6. Konstitusi, Gotong Royong, dan Politik Pancasila
Gotong royong adalah semangat asli Indonesia. Dalam pidato-pidatonya, Bung Karno menekankan pentingnya kerja kolektif, tapi juga pengambilan keputusan bersama. Pemerintahan Prabowo tampak berupaya menjaga stabilitas politik dengan membentuk kabinet besar. Tapi apakah rakyat terlibat secara deliberatif?
Pemerintahan yang besar bisa melahirkan efisiensi atau justru stagnasi jika tidak diawasi. Bung Karno mewanti-wanti, Pancasila tanpa pengawasan rakyat adalah kedok elite semata.
7. IKN, Food Estate, dan Pembangunan Proyek
Proyek pemindahan Ibu Kota Negara (IKN) disebut sebagai strategi jangka panjang. Bung Karno membangun Jakarta bukan untuk investor, tapi sebagai pusat semangat nasionalisme. IKN bisa jadi warisan, tapi juga bisa menjadi pengingkaran pada prinsip keadilan ruang jika masyarakat lokal tak dilibatkan.
Food estate juga menjadi kritik. Jika tidak berbasis koperasi rakyat, maka itu hanya duplikasi dari model kolonial: tanah luas dikelola elite.
8. Oposisi dan Demokrasi
Bung Karno selalu mengingatkan pentingnya "bayangan" dalam terang revolusi. Dialektika harus dijaga. Pemerintahan Prabowo yang minim oposisi bisa membuat rakyat kehilangan kanal koreksi. Tanpa oposisi, kekuasaan kehilangan cermin.
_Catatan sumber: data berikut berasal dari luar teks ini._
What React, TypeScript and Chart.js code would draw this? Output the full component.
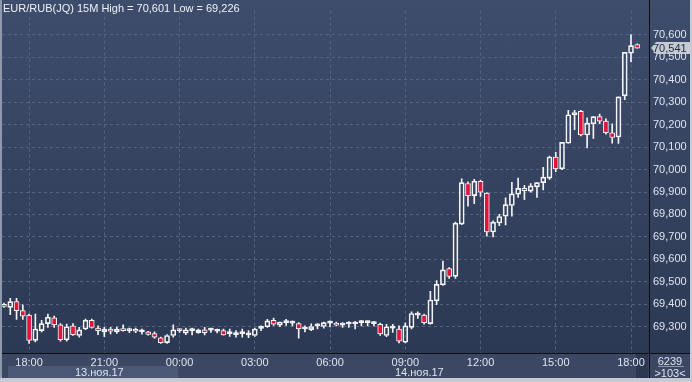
import React, { useEffect, useRef } from 'react';
import { Chart, registerables } from 'chart.js';

Chart.register(...registerables);

// ---- data (15M candles, 13.11.17 17:00 -> 14.11.17 18:15) ----
const opens = [
  69.400, 69.386, 69.412, 69.372, 69.352, 69.239, 69.283, 69.314, 69.340, 69.308,
  69.242, 69.304, 69.261, 69.290, 69.329, 69.294, 69.277, 69.290, 69.277, 69.292,
  69.283, 69.280, 69.277, 69.277, 69.269, 69.251, 69.229, 69.261, 69.284, 69.271,
  69.283, 69.274, 69.286, 69.285, 69.280, 69.283, 69.269, 69.265, 69.269, 69.264,
  69.261, 69.293, 69.300, 69.329, 69.307, 69.318, 69.316, 69.314, 69.290, 69.287,
  69.304, 69.301, 69.316, 69.316, 69.307, 69.312, 69.312, 69.318, 69.318, 69.314,
  69.311, 69.261, 69.294, 69.290, 69.231, 69.297, 69.352, 69.352, 69.314, 69.415,
  69.487, 69.559, 69.524, 69.757, 69.938, 69.884, 69.948, 69.895, 69.722, 69.762,
  69.792, 69.840, 69.890, 69.916, 69.904, 69.923, 69.942, 69.962, 70.056, 70.003,
  70.117, 70.244, 70.259, 70.154, 70.204, 70.236, 70.216, 70.164, 70.145, 70.328,
  70.518, 70.557,
];
const highs = [
  69.405, 69.426, 69.426, 69.397, 69.356, 69.356, 69.329, 69.356, 69.347, 69.314,
  69.312, 69.314, 69.297, 69.334, 69.334, 69.304, 69.297, 69.297, 69.299, 69.308,
  69.294, 69.294, 69.290, 69.280, 69.277, 69.254, 69.265, 69.308, 69.290, 69.294,
  69.294, 69.290, 69.297, 69.294, 69.290, 69.290, 69.290, 69.283, 69.290, 69.283,
  69.294, 69.304, 69.333, 69.338, 69.321, 69.333, 69.326, 69.319, 69.304, 69.313,
  69.314, 69.321, 69.326, 69.321, 69.318, 69.323, 69.324, 69.328, 69.326, 69.323,
  69.316, 69.311, 69.311, 69.304, 69.317, 69.366, 69.366, 69.356, 69.458, 69.506,
  69.592, 69.563, 69.766, 69.959, 69.945, 69.957, 69.952, 69.897, 69.772, 69.801,
  69.874, 69.943, 69.962, 69.930, 69.938, 69.942, 70.010, 70.060, 70.077, 70.121,
  70.264, 70.264, 70.264, 70.230, 70.236, 70.247, 70.226, 70.204, 70.324, 70.522,
  70.601, 70.560,
];
const lows = [
  69.386, 69.354, 69.333, 69.333, 69.226, 69.232, 69.277, 69.297, 69.297, 69.236,
  69.236, 69.261, 69.254, 69.287, 69.294, 69.265, 69.256, 69.268, 69.270, 69.280,
  69.273, 69.273, 69.267, 69.262, 69.248, 69.226, 69.226, 69.254, 69.275, 69.265,
  69.263, 69.270, 69.263, 69.275, 69.272, 69.262, 69.257, 69.254, 69.254, 69.251,
  69.257, 69.283, 69.297, 69.306, 69.300, 69.306, 69.304, 69.249, 69.277, 69.283,
  69.290, 69.294, 69.299, 69.304, 69.297, 69.297, 69.290, 69.304, 69.304, 69.304,
  69.261, 69.256, 69.275, 69.228, 69.228, 69.290, 69.337, 69.311, 69.311, 69.398,
  69.484, 69.515, 69.515, 69.755, 69.837, 69.848, 69.880, 69.703, 69.700, 69.750,
  69.753, 69.792, 69.876, 69.866, 69.899, 69.876, 69.909, 69.956, 69.991, 69.999,
  70.117, 70.178, 70.150, 70.096, 70.139, 70.204, 70.158, 70.117, 70.116, 70.311,
  70.479, 70.541,
];
const closes = [
  69.390, 69.412, 69.372, 69.347, 69.239, 69.290, 69.314, 69.343, 69.308, 69.242,
  69.300, 69.265, 69.286, 69.329, 69.297, 69.283, 69.290, 69.280, 69.290, 69.283,
  69.284, 69.287, 69.277, 69.266, 69.254, 69.229, 69.261, 69.286, 69.283, 69.286,
  69.283, 69.286, 69.274, 69.285, 69.280, 69.264, 69.269, 69.265, 69.269, 69.264,
  69.290, 69.293, 69.326, 69.311, 69.321, 69.318, 69.316, 69.290, 69.290, 69.301,
  69.304, 69.318, 69.316, 69.307, 69.307, 69.312, 69.312, 69.318, 69.318, 69.314,
  69.268, 69.300, 69.294, 69.236, 69.304, 69.359, 69.353, 69.318, 69.419, 69.489,
  69.553, 69.524, 69.761, 69.942, 69.884, 69.948, 69.899, 69.722, 69.766, 69.791,
  69.844, 69.892, 69.916, 69.906, 69.927, 69.942, 69.966, 70.056, 70.003, 70.121,
  70.244, 70.254, 70.154, 70.207, 70.236, 70.216, 70.164, 70.143, 70.324, 70.522,
  70.552, 70.541,
];

// candle numbers carrying a time label, and the labels
const timeTickIndex = [5, 17, 29, 41, 53, 65, 77, 89, 101];
const timeTickLabels = ['18:00', '21:00', '00:00', '03:00', '06:00', '09:00', '12:00', '15:00', '18:00'];
const priceTicks = [69.3, 69.4, 69.5, 69.6, 69.7, 69.8, 69.9, 70.0, 70.1, 70.2, 70.3, 70.4, 70.5, 70.6];
const lastPrice = 70.541;
const titleText = 'EUR/RUB(JQ) 15M High = 70,601 Low = 69,226';
const dateLabels = ['13.ноя.17', '14.ноя.17'];
const barCount = '6239';
const visibleCount = '>103<';

const FONT = "'Liberation Sans Narrow', 'Arial Narrow', 'Liberation Sans', Arial, sans-serif";
const TEXT = '#dfe4ee';
const GRID = '#56637f';
const RED = '#e3143c';
const WHITE = '#f4f4f6';

const fmt = (v: number) => v.toFixed(3).replace('.', ',');

const lastPricePlugin = {
  id: 'lastPrice',
  afterDraw(chart: any) {
    const { ctx, chartArea, scales } = chart;
    const y = scales.y.getPixelForValue(lastPrice);
    const x0 = chartArea.right + 2;
    const x1 = chart.width;
    ctx.save();
    ctx.fillStyle = '#c6cad3';
    ctx.beginPath();
    ctx.moveTo(x0, y);
    ctx.lineTo(x0 + 5, y - 6);
    ctx.lineTo(x1, y - 6);
    ctx.lineTo(x1, y + 6);
    ctx.lineTo(x0 + 5, y + 6);
    ctx.closePath();
    ctx.fill();
    ctx.fillStyle = '#1f2a40';
    ctx.font = `11px ${FONT}`;
    ctx.textBaseline = 'middle';
    ctx.textAlign = 'left';
    ctx.fillText(fmt(lastPrice), chartArea.right + 4, y + 0.5);
    ctx.restore();
  },
};

export default function App() {
  const ref = useRef<HTMLCanvasElement>(null);

  useEffect(() => {
    const idx = opens.map((_, i) => i + 1);
    const lowerWick = idx.map((k, i) => ({ x: k, y: [lows[i], Math.min(opens[i], closes[i])] }));
    const upperWick = idx.map((k, i) => ({ x: k, y: [Math.max(opens[i], closes[i]), highs[i]] }));
    const bodies = idx.map((k, i) => ({ x: k, y: [opens[i], closes[i]] }));
    const bodyFill = idx.map((_, i) =>
      closes[i] < opens[i] ? RED : closes[i] === opens[i] ? WHITE : 'rgba(0,0,0,0)'
    );

    const chart = new Chart(ref.current as HTMLCanvasElement, {
      type: 'bar',
      data: {
        datasets: [
          { data: lowerWick as any, backgroundColor: WHITE, borderWidth: 0, grouped: false, barThickness: 1, maxBarThickness: 1 } as any,
          { data: upperWick as any, backgroundColor: WHITE, borderWidth: 0, grouped: false, barThickness: 1, maxBarThickness: 1 } as any,
          {
            data: bodies as any,
            backgroundColor: bodyFill,
            borderColor: WHITE,
            borderWidth: 1,
            borderSkipped: false,
            grouped: false,
            barThickness: 5,
            maxBarThickness: 5,
            minBarLength: 2,
          } as any,
        ],
      },
      options: {
        animation: false,
        responsive: false,
        events: [],
        layout: { padding: 0 },
        plugins: { legend: { display: false }, tooltip: { enabled: false }, title: { display: false } },
        scales: {
          x: {
            type: 'linear',
            position: 'bottom',
            min: 0.68,
            max: 103.87,
            offset: false,
            afterFit: (s: any) => { s.height = 25; },
            afterBuildTicks: (s: any) => { s.ticks = timeTickIndex.map((v) => ({ value: v })); },
            ticks: {
              autoSkip: false,
              maxRotation: 0,
              padding: 3,
              color: TEXT,
              font: { family: FONT, size: 11 },
              callback: (v: any) => {
                const j = timeTickIndex.indexOf(Number(v));
                return j >= 0 ? timeTickLabels[j] : '';
              },
            },
            grid: { color: GRID, drawTicks: false, offset: false },
            border: { display: false, dash: [3, 3] },
          } as any,
          y: {
            type: 'linear',
            position: 'right',
            min: 69.183,
            max: 70.708,
            afterFit: (s: any) => { s.width = 41; },
            afterBuildTicks: (s: any) => { s.ticks = priceTicks.map((v) => ({ value: v })); },
            ticks: {
              padding: 4,
              color: TEXT,
              font: { family: FONT, size: 11 },
              callback: (v: any) => fmt(Number(v)),
            },
            grid: { color: GRID, drawTicks: false },
            border: { display: false, dash: [3, 3] },
          } as any,
        },
      },
      plugins: [lastPricePlugin],
    });
    return () => chart.destroy();
  }, []);

  const plotBg = 'linear-gradient(to bottom, #3f4d6d 0%, #34425f 55%, #2c3954 100%)';
  const abs = (s: React.CSSProperties): React.CSSProperties => ({ position: 'absolute', ...s });
  const txt: React.CSSProperties = { fontFamily: FONT, fontSize: 11, color: TEXT, lineHeight: '12px', whiteSpace: 'nowrap' };

  return (
    <div style={{ position: 'fixed', left: 0, top: 0, width: 692, height: 382, background: '#c6cad2', overflow: 'hidden' }}>
      <div style={abs({ left: 0, top: 0, width: 2, height: 378, background: '#8e99ad' })} />
      <div style={abs({ left: 2, top: 0, width: 688, height: 378, background: '#0c0f16' })} />
      <div style={abs({ left: 2, top: 0, width: 647, height: 353, background: plotBg })} />
      <div style={abs({ left: 650, top: 0, width: 40, height: 353, background: plotBg })} />
      <div style={abs({ left: 2, top: 354, width: 647, height: 24, background: '#3c4863' })} />
      <div style={abs({ left: 650, top: 354, width: 40, height: 24, background: '#3c4863' })} />
      <div style={abs({ left: 8, top: 366, width: 170, height: 12, background: '#4a5775' })} />
      <div style={abs({ left: 636, top: 354, width: 12, height: 24, background: '#2c3852' })} />
      <canvas
        ref={ref}
        width={688}
        height={378}
        style={{ position: 'absolute', left: 2, top: 0, width: 688, height: 378 }}
      />
      <div style={abs({ ...txt, left: 3, top: 2, color: '#eef1f6' })}>{titleText}</div>
      <div style={abs({ ...txt, left: 75, top: 366 })}>{dateLabels[0]}</div>
      <div style={abs({ ...txt, left: 395, top: 366 })}>{dateLabels[1]}</div>
      <div style={abs({ ...txt, left: 650, width: 40, top: 355, textAlign: 'center' })}>{barCount}</div>
      <div style={abs({ left: 658, top: 366, width: 26, height: 1, background: '#8d97ab' })} />
      <div style={abs({ ...txt, left: 650, width: 40, top: 367, textAlign: 'center' })}>{visibleCount}</div>
    </div>
  );
}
Oposisi bukan musuh negara. Ia adalah bagian dari nalar demokrasi yang sehat. Bung Karno menyebut: "oposisi adalah bagian dari gotong royong demokrasi."
9. Politik Luar Negeri dan Keberpihakan
Politik luar negeri Prabowo pragmatis: menjalin relasi dagang dan militer dengan banyak kekuatan dunia. Tapi Bung Karno selalu menekankan bahwa Indonesia tidak boleh netral jika melihat ketidakadilan. Kita harus bersuara untuk Palestina, Rohingya, dan bangsa yang tertindas lainnya.
Pragmatismenya harus dibarengi prinsip moral. Bung Karno berkata, "diplomasi adalah jalan untuk membela kemanusiaan, bukan hanya transaksi keuntungan."
10. Kesimpulan: Apakah Prabowo Sejalan dengan Bung Karno?
Sebagian iya: dalam hal kemandirian, nasionalisme, dan industrialisasi.
Sebagian belum: dalam hal partisipasi rakyat, oposisi, dan keberpihakan internasional.
Untuk benar-benar sejalan, kebijakan Prabowo harus lebih membumi — menyentuh petani, buruh, rakyat kecil. Ia harus menjadikan Pancasila sebagai alat perjuangan, bukan sekadar lambang. Dan membangun bangsa tidak dengan membungkam kritik, tetapi dengan mendengar rakyat.
"Revolusi belum selesai," kata Bung Karno. Tugas Prabowo adalah membuktikan bahwa revolusi itu tidak dikubur oleh stabilitas palsu.